## What is needed
Quote the records exactly, starting at the first line and stopping after the line with "import numpy as np"; skip the pictures.

[Entries with chart source code]
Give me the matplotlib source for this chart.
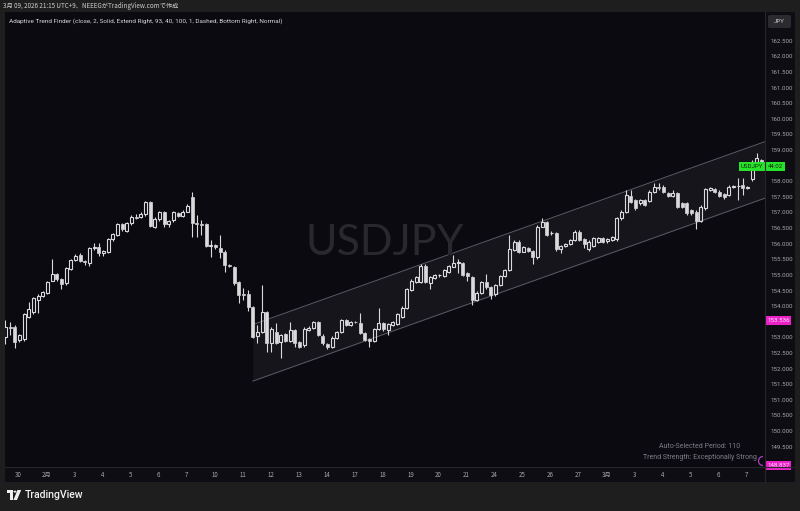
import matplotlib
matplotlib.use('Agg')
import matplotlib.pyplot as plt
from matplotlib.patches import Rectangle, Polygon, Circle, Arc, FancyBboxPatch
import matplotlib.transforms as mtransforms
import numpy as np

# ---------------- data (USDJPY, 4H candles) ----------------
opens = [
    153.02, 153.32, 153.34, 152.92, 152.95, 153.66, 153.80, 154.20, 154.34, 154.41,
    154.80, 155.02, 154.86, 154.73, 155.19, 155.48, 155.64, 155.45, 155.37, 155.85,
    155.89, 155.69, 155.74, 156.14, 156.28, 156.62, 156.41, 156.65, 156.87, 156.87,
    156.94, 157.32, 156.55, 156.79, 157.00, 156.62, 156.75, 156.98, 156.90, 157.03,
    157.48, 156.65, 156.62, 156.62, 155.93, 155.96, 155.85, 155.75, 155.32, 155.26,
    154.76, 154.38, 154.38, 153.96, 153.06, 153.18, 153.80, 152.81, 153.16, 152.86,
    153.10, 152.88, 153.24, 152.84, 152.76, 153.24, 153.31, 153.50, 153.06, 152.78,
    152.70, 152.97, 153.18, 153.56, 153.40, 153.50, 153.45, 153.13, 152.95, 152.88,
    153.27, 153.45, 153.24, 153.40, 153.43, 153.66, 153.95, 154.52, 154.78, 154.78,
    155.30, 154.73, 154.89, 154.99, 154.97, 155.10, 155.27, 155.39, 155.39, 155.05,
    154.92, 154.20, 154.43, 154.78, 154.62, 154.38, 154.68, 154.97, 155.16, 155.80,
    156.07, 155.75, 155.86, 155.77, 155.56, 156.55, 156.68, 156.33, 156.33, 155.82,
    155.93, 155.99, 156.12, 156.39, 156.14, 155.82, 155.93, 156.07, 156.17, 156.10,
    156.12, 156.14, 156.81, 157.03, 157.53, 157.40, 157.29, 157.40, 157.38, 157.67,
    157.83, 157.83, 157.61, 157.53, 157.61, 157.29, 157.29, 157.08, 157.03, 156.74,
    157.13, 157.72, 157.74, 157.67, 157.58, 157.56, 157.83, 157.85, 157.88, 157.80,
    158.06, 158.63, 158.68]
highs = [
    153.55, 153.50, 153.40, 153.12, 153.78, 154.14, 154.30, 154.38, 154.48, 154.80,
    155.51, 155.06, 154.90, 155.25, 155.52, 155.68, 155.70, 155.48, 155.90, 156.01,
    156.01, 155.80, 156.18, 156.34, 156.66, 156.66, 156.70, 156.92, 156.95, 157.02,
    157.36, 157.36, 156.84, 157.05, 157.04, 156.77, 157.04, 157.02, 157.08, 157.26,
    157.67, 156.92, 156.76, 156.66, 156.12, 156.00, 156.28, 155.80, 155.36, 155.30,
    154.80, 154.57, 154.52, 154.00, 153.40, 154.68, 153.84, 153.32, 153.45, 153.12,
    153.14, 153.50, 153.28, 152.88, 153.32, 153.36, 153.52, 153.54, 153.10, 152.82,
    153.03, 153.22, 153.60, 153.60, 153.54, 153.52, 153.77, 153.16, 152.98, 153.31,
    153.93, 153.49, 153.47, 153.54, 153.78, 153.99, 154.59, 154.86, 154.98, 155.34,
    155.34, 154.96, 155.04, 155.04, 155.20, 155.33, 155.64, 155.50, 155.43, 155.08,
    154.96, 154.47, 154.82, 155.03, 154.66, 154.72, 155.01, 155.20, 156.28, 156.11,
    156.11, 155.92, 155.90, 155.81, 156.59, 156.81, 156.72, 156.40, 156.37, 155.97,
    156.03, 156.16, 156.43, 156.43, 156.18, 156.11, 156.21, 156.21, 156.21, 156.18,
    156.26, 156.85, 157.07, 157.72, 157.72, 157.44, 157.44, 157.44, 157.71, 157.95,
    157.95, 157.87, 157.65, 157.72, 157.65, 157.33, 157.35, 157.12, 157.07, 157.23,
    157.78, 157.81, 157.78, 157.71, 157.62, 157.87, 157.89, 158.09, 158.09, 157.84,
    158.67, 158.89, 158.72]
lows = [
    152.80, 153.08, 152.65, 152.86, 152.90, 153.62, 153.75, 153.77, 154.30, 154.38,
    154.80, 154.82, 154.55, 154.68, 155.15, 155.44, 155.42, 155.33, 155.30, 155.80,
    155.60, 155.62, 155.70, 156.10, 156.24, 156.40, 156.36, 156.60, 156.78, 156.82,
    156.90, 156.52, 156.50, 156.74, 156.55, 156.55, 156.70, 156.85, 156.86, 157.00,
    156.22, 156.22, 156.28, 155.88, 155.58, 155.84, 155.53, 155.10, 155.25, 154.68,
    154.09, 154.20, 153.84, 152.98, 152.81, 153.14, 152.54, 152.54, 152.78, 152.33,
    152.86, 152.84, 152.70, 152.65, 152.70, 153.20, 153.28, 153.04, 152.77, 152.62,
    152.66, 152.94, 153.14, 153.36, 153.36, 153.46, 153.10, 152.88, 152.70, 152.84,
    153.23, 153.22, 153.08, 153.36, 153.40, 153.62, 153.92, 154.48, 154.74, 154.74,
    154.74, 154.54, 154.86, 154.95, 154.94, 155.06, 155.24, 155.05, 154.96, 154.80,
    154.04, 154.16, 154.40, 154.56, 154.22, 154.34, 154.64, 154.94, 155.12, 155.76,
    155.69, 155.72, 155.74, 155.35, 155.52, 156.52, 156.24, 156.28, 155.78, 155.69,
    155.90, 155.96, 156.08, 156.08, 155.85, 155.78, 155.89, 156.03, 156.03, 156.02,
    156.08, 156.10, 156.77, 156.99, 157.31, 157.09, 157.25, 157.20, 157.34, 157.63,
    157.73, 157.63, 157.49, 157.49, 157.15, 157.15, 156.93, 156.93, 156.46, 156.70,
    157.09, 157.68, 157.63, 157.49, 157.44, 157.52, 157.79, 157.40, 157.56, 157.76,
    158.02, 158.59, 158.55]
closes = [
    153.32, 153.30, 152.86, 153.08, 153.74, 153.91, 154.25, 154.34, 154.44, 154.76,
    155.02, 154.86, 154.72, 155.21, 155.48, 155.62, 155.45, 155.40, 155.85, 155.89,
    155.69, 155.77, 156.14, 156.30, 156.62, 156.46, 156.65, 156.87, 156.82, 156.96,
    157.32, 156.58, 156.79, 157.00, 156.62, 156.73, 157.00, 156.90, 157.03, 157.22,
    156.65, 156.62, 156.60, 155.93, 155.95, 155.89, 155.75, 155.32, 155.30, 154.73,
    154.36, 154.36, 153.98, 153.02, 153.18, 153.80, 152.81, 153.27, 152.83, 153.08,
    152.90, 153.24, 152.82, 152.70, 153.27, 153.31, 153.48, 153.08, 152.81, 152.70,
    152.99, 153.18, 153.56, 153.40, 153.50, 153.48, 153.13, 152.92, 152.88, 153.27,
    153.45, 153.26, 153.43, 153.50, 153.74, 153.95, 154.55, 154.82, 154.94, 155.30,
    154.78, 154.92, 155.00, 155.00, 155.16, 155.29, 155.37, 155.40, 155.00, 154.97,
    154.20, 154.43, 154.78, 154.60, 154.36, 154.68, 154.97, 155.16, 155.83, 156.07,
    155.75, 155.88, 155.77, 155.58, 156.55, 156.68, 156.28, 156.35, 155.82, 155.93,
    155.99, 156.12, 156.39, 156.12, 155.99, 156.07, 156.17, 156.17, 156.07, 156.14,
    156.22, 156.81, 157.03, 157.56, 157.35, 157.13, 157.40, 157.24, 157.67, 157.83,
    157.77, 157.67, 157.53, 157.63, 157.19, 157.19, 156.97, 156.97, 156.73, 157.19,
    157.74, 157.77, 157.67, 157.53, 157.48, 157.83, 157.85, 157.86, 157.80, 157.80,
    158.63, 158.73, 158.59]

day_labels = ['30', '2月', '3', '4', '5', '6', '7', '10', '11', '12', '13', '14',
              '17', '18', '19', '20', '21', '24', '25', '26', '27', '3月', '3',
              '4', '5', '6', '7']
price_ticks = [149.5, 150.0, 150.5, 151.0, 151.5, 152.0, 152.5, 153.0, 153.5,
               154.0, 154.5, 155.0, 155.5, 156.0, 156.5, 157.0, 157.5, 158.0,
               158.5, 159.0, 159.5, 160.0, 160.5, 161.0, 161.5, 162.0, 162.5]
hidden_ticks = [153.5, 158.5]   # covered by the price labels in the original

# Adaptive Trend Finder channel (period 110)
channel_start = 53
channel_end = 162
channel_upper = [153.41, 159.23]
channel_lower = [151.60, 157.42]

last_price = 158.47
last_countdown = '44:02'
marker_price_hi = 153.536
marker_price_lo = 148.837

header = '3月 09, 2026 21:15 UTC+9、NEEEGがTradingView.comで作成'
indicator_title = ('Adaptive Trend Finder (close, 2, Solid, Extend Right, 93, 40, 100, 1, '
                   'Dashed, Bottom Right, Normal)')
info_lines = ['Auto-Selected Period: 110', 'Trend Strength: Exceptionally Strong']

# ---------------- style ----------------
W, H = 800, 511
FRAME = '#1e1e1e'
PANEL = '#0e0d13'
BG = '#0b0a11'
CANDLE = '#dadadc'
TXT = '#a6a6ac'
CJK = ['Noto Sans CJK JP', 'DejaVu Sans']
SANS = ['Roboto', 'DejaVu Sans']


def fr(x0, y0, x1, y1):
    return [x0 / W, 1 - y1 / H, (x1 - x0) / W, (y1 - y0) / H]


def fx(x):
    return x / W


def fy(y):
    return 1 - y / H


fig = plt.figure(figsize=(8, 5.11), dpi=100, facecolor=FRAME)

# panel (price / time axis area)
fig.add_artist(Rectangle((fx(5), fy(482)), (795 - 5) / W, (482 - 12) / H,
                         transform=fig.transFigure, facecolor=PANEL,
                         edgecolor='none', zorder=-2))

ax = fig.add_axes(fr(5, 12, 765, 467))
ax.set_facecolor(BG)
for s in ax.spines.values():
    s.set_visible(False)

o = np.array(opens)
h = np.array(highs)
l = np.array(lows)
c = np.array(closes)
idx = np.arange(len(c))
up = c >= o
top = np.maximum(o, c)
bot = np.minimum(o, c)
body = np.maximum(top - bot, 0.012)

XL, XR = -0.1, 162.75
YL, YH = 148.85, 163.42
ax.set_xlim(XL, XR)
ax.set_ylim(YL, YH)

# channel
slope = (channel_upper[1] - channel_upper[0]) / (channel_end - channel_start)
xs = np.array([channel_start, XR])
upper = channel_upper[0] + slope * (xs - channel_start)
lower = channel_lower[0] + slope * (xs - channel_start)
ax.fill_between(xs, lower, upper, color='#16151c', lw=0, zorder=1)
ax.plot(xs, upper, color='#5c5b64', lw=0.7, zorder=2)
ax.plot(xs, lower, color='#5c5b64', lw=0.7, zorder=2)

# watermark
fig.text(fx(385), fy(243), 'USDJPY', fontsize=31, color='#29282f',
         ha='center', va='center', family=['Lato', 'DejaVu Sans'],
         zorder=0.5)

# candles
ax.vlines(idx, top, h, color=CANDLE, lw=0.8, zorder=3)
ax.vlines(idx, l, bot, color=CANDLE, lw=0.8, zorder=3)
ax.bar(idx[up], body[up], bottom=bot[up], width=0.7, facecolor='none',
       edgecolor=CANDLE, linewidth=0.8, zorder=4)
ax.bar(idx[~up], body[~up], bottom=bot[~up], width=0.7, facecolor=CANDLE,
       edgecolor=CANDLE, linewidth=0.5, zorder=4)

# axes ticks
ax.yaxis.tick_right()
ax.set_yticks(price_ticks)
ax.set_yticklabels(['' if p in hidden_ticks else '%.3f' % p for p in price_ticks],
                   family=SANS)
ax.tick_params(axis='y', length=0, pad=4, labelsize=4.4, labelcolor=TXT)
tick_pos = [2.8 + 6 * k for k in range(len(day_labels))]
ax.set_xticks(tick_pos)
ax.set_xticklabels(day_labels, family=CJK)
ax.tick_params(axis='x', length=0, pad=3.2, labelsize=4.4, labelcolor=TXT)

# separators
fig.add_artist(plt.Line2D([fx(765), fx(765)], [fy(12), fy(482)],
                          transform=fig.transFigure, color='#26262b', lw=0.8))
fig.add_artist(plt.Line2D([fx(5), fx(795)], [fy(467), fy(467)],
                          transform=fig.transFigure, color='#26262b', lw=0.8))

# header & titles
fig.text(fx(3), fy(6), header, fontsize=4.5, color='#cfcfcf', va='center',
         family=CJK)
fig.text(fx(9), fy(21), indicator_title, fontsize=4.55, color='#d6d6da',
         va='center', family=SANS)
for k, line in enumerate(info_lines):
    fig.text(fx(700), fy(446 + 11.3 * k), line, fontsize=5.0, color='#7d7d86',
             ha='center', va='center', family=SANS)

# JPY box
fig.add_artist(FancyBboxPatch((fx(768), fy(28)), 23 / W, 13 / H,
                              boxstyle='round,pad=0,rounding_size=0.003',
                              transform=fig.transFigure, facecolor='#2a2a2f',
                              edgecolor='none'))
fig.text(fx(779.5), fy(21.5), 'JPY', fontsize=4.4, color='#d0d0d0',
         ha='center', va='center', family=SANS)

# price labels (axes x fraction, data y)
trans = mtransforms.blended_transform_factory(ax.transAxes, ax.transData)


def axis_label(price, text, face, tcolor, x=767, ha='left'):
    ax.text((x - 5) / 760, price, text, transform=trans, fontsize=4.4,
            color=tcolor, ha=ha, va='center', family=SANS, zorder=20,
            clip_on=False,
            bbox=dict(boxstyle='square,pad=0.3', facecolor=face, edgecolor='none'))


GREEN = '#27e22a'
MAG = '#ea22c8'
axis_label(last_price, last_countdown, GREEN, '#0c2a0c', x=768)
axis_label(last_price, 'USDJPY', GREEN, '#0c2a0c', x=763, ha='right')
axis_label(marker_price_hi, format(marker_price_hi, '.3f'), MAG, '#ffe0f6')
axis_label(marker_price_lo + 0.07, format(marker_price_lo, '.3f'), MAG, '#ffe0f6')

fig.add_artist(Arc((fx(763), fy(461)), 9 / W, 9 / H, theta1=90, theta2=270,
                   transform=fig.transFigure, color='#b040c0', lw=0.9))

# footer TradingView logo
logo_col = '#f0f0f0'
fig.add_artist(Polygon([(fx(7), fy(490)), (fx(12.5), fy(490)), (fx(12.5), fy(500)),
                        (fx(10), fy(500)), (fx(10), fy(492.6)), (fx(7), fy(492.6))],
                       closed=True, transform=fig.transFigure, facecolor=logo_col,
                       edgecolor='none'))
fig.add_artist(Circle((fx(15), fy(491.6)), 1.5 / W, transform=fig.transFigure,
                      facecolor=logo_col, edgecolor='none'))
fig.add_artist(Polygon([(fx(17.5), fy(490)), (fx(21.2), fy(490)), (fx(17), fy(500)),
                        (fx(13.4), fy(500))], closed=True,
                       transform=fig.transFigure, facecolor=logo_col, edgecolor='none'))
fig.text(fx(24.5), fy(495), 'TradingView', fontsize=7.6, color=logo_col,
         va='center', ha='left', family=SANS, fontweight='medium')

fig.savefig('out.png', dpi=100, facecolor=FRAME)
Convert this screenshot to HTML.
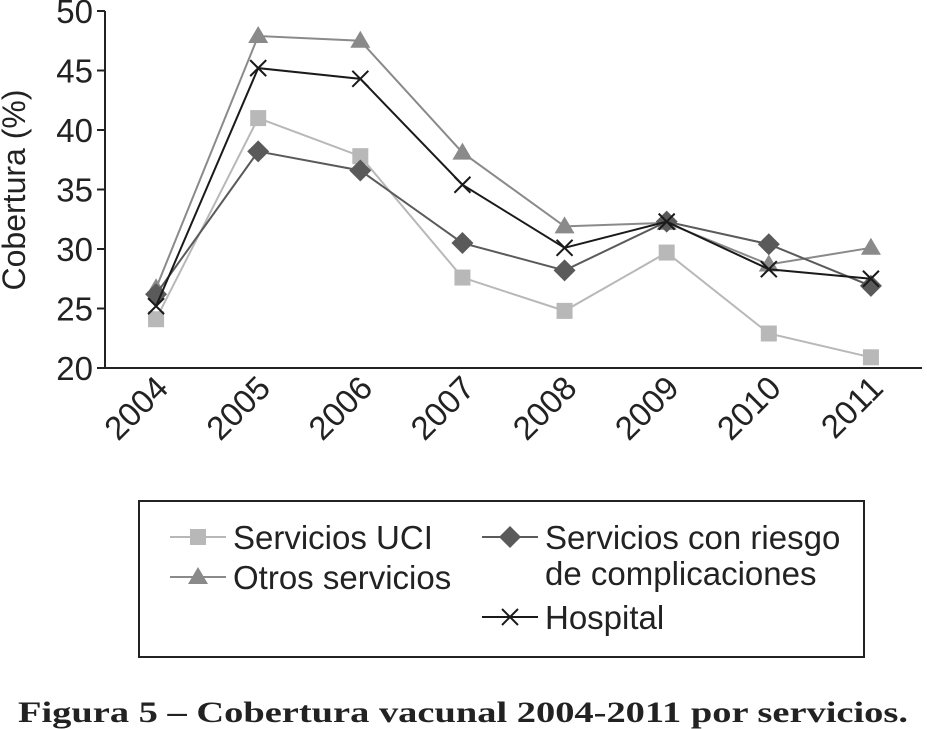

## Answer to this exercise
Give me the matplotlib source for this chart.
import matplotlib
matplotlib.use('Agg')
import matplotlib.pyplot as plt
from matplotlib.patches import Rectangle, Polygon, Circle, Arc, FancyBboxPatch
import matplotlib.transforms as mtransforms
import numpy as np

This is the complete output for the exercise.